A part of this duty is the preservation of the names of protagonists and antagonists alike – of the good who deserve to be remembered and the evil who should not be forgotten. The proponents of moral progress, those who had the courage to defend the untimely opinions that we ratify with gratitude, should be honored for their bravery – men like Stephen Woodworth, whose motion seeks to initiate a debate on the definition of personhood in Canadian law.
But, alongside men like Stephen Woodworth, who hunger and thirst for justice, history will remember those who, in the words of the poet, “did not specially want it to happen.” Even now, we harbour a special contempt for the complacent and the incurious: the 19th-century American who accepted slavery as a fact of life, the German villager living near Auschwitz who never wondered why the full trains left empty or whence the constant smoke came. History reserves its abhorrence, however, not for these, but for those who actively worked in opposition to moral progress.
Debating Woodworth’s motion, the Conservative whip, Gordon O’Connor, took to the floor of the House to give a speech which invited such infamous remembrance: an ugly catalogue of anti-intellectual clichés, this odious address was rife with the very paradoxes which Woodworth’s motion would remedy. O’Connor argued that the topic of personhood should not even be broached before the House, and averred to the laws that, in his mind, make such a debate unnecessary: “According to section 238 of the Criminal Code, when an injury is inflicted on a child in the act of birth and that injury prevents the child from becoming a human being, it is an indictable offence and is punishable by a maximum penalty of life imprisonment.”
O’Connor seemed unaware of the glaring contradiction which this defence contains: what “prevents the child from becoming a human being” is not the brutality of the late-term abortion he describes. No, what truly “prevents the child from becoming a human being” is the ludicrous legal situation which makes such a perverse phrase possible. It is precisely the which O’Connor defends that “prevents the child from becoming a human being” in Canadian law.
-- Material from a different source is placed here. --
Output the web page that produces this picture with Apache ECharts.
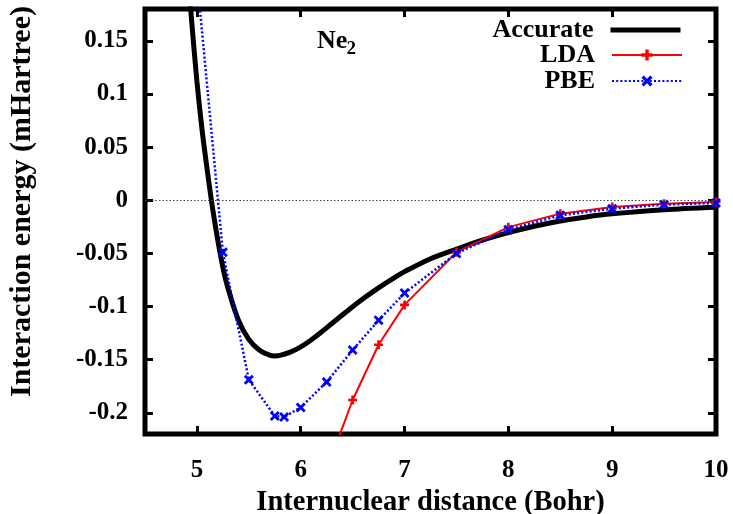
<!DOCTYPE html>
<html><head><meta charset="utf-8">
<script src="https://cdn.jsdelivr.net/npm/echarts@6/dist/echarts.min.js"></script>
<style>html,body{margin:0;padding:0;background:#fff}#c{width:733px;height:514px}</style>
</head><body><div id="c"></div>
<script>
// ---- data ----
const accurateX = [4.9, 4.95, 5.0, 5.05, 5.1, 5.15, 5.2, 5.25, 5.3, 5.4, 5.5, 5.6, 5.7, 5.75, 5.8, 5.9, 6.0, 6.1, 6.2, 6.3, 6.4, 6.5, 6.6, 6.7, 6.8, 6.9, 7.0, 7.25, 7.5, 7.75, 8.0, 8.25, 8.5, 8.75, 9.0, 9.5, 10.0];
const accurateY = [0.23, 0.168, 0.112, 0.066, 0.028, -0.007, -0.037, -0.063, -0.083, -0.113, -0.131, -0.141, -0.1458, -0.1465, -0.146, -0.143, -0.138, -0.1315, -0.124, -0.116, -0.108, -0.1002, -0.0928, -0.0858, -0.0792, -0.073, -0.0672, -0.055, -0.046, -0.0375, -0.0305, -0.0245, -0.0195, -0.0157, -0.0128, -0.0089, -0.0066];
const ldaX = [6.25, 6.5, 6.75, 7.0, 7.5, 8.0, 8.5, 9.0, 9.5, 10.0];
const ldaY = [-0.254, -0.188, -0.136, -0.0985, -0.049, -0.0253, -0.0126, -0.0063, -0.0032, -0.0016];
const pbeX = [5.0, 5.25, 5.5, 5.75, 5.84, 6.0, 6.25, 6.5, 6.75, 7.0, 7.5, 8.0, 8.5, 9.0, 9.5, 10.0];
const pbeY = [0.21, -0.049, -0.169, -0.203, -0.204, -0.195, -0.171, -0.141, -0.113, -0.0874, -0.050, -0.0278, -0.0142, -0.0079, -0.0041, -0.0025];
const xTicks = [5, 6, 7, 8, 9, 10];
const yTicks = [-0.2, -0.15, -0.1, -0.05, 0, 0.05, 0.1, 0.15];
const seriesNames = ['Accurate', 'LDA', 'PBE'];
const xTitle = 'Internuclear distance (Bohr)';
const yTitle = 'Interaction energy (mHartree)';

// ---- chart ----
const FONT = "'Liberation Serif', 'Times New Roman', serif";
const zip = (xs, ys) => xs.map((x, i) => [x, ys[i]]);
const fmt = v => String(Math.round(v * 100) / 100);
const PLUS = 'path://M3.5,0H6.5V3.5H10V6.5H6.5V10H3.5V6.5H0V3.5H3.5Z';
const CROSS = 'path://M0,2L2,0L5,3L8,0L10,2L7,5L10,8L8,10L5,7L2,10L0,8L3,5Z';

const tickStyle = { show: true, inside: true, length: 8, lineStyle: { color: '#000', width: 3 } };
const lblStyle = { fontFamily: FONT, fontWeight: 'bold', fontSize: 25, color: '#000' };

function legendFor(name, top, thick) {
  const l = {
    data: [name], right: 50, top: top, orient: 'vertical', align: 'right',
    itemWidth: 70, itemHeight: 14, padding: 0, selectedMode: false,
    textStyle: { fontFamily: FONT, fontWeight: 'bold', fontSize: 26, color: '#000', padding: [0, 12, 0, 0] }
  };
  if (thick) { l.itemStyle = { opacity: 0 }; l.lineStyle = { width: 5 }; }
  return l;
}

const chart = echarts.init(document.getElementById('c'), null, { renderer: 'canvas' });
chart.setOption({
  animation: false,
  backgroundColor: '#fff',
  grid: { left: 145, right: 17, top: 9, bottom: 80, show: true, borderColor: '#000', borderWidth: 5,
          backgroundColor: 'transparent', containLabel: false, outerBoundsMode: 'none' },
  legend: [legendFor(seriesNames[0], 17, true), legendFor(seriesNames[1], 42), legendFor(seriesNames[2], 68)],
  xAxis: [
    { type: 'value', min: 4.5, max: 10, position: 'bottom',
      axisLine: { show: false, onZero: false }, splitLine: { show: false },
      axisTick: Object.assign({ customValues: xTicks }, tickStyle),
      axisLabel: Object.assign({ customValues: xTicks, margin: 24, formatter: fmt }, lblStyle),
      name: xTitle, nameLocation: 'middle', nameGap: 45,
      nameTextStyle: { fontFamily: FONT, fontWeight: 'bold', fontSize: 28.5, color: '#000' } },
    { type: 'value', min: 4.5, max: 10, position: 'top',
      axisLine: { show: false, onZero: false }, splitLine: { show: false },
      axisTick: Object.assign({ customValues: xTicks }, tickStyle),
      axisLabel: { show: false } }
  ],
  yAxis: [
    { type: 'value', min: -0.22, max: 0.18, position: 'left',
      axisLine: { show: false, onZero: false }, splitLine: { show: false },
      axisTick: Object.assign({ customValues: yTicks }, tickStyle),
      axisLabel: Object.assign({ customValues: yTicks, margin: 17, formatter: fmt }, lblStyle),
      name: yTitle, nameLocation: 'middle', nameGap: 108, nameRotate: 90,
      nameTextStyle: { fontFamily: FONT, fontWeight: 'bold', fontSize: 30, color: '#000', padding: [0, 0, 0, 40] } },
    { type: 'value', min: -0.22, max: 0.18, position: 'right',
      axisLine: { show: false, onZero: false }, splitLine: { show: false },
      axisTick: Object.assign({ customValues: yTicks }, tickStyle),
      axisLabel: { show: false } }
  ],
  series: [
    { name: seriesNames[0], type: 'line', data: zip(accurateX, accurateY), smooth: 0.3,
      symbol: 'none', lineStyle: { color: '#000', width: 5 }, itemStyle: { color: '#000' },
      markLine: { silent: true, symbol: 'none', label: { show: false },
        lineStyle: { color: '#444', width: 1, type: [1.5, 2] }, data: [{ yAxis: 0 }] } },
    { name: seriesNames[1], type: 'line', data: zip(ldaX, ldaY),
      symbol: PLUS, symbolSize: 9, showAllSymbol: true,
      lineStyle: { color: '#ff0000', width: 2 }, itemStyle: { color: '#ff0000' } },
    { name: seriesNames[2], type: 'line', data: zip(pbeX, pbeY),
      symbol: CROSS, symbolSize: 10, showAllSymbol: true,
      lineStyle: { color: '#0000ff', width: 2.5, type: [2, 2.2] }, itemStyle: { color: '#0000ff' } }
  ],
  graphic: [
    { type: 'text', x: 317, y: 41, style: { text: 'Ne', fontFamily: FONT, fontWeight: 'bold', fontSize: 26, fill: '#000', verticalAlign: 'middle', align: 'left' } },
    { type: 'text', x: 346.5, y: 49, style: { text: '2', fontFamily: FONT, fontWeight: 'bold', fontSize: 19, fill: '#000', verticalAlign: 'middle', align: 'left' } }
  ]
});
</script>
</body></html>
O’Connor also cited the Supreme Court’s 1988 decision which struck down the last provisions in the Criminal Code concerning abortion as a reason not to revisit this issue. Leaving aside, for the moment, the Court’s explicit invitation to Parliament, in that very decision, to fill the legal vacuum its decision created with a new law, one is struck by O’Connor’s detestable deference to the Supreme Court. For O’Connor, the Court’s decision conveniently settles the question of legal personhood just as the Dred Scott decision settled another such debate in America in the 19th century. According to O’Connor, “the law does not recognize a fetus or unborn child as a legal person, possessing rights separate from its mother, until it is born alive” with as much authority as Chief Justice Taney’s 1857 decision found that “any person descended from Africans, whether slave or free, is not a citizen of the United States.” History reminds us that Supreme Court decisions are not infallible, that the burden of personal judgment cannot be delegated to jurists.
But the most amazing moment in O’Connor’s speech comes when, after acknowledging that “abortion is and always will be part of society” and “is part of the human condition” – a tragic fact which no pro-life activist would contest – he wonders aloud: “I cannot understand why those who are adamantly opposed to abortion want to impose their beliefs on others by way of the Criminal Code.” One wonders with what spirit O’Connor reads the high aspirations of Martin Luther King, of his inspiring dreams of justice. We who oppose abortion do so because we, too, dream of a country, more perfect and more just, of a country where unborn life – which differs from our own only in its vulnerability and its posture of complete dependence – is protected by the law.
Perhaps abortion will always be with us, but if this is so, it is because human nature has been felled by a primordial fault. This fact does not weaken our dream of justice in the least; indeed, it makes it all the more urgent. So when O’Connor pedantically reminds us: “There is no law that says that a woman must have an abortion. No one is forcing those who oppose abortion to have one,” we can only reply to such staggering moral poverty with the words of Dr. King: “Injustice anywhere is a threat to justice everywhere.”
It is tempting, perhaps, to dismiss O’Connor’s diatribe as one feckless Parliamentary address among so many others, regrettable but forgettable in history’s grand scheme. However, as the venerable English legal maxim has it: “to write is to act.” Canadian society is corrupted by the sophistry of just such sentences as O’Connor’s speech contains. Indeed, in two Conservative MPs – Stephen Woodworth and Gordon O’Connor – we see our own historical drama played out in little. One politician challenges in the name of a noble ideal; the other toes his party’s cowardly line.
Public opinion and political pressure are ephemeral things which later generations will not respect. Indeed, posterity will struggle to understand the unpopularity of Woodworth’s position, and will certainly not defer to the Conservative’s political agenda as an excuse for O’Connor’s complicity. Indeed, Dante’s is crowded with souls who suffer for just such misplaced loyalty to temporal powers. The damned, of course, offer eloquent excuses for their commitment to such political agendas, making excuses for themselves to any listening ears. But their pathetic apologies do not diminish their guilt by any degree.
Similarly, no one will remember O’Connor as the party whip who, like a good soldier, simply performed his duty. Instead, history will record for posterity the fact that on Thursday, April 26, 2012, Gordon James O’Connor, retired Brigadier-General, businessman, lobbyist, and public servant, rose in the House of Commons to argue for the continuation of legal infanticide in Canada; in the court of history’s Last Judgment, O’Connor’s own words will bear witness against him.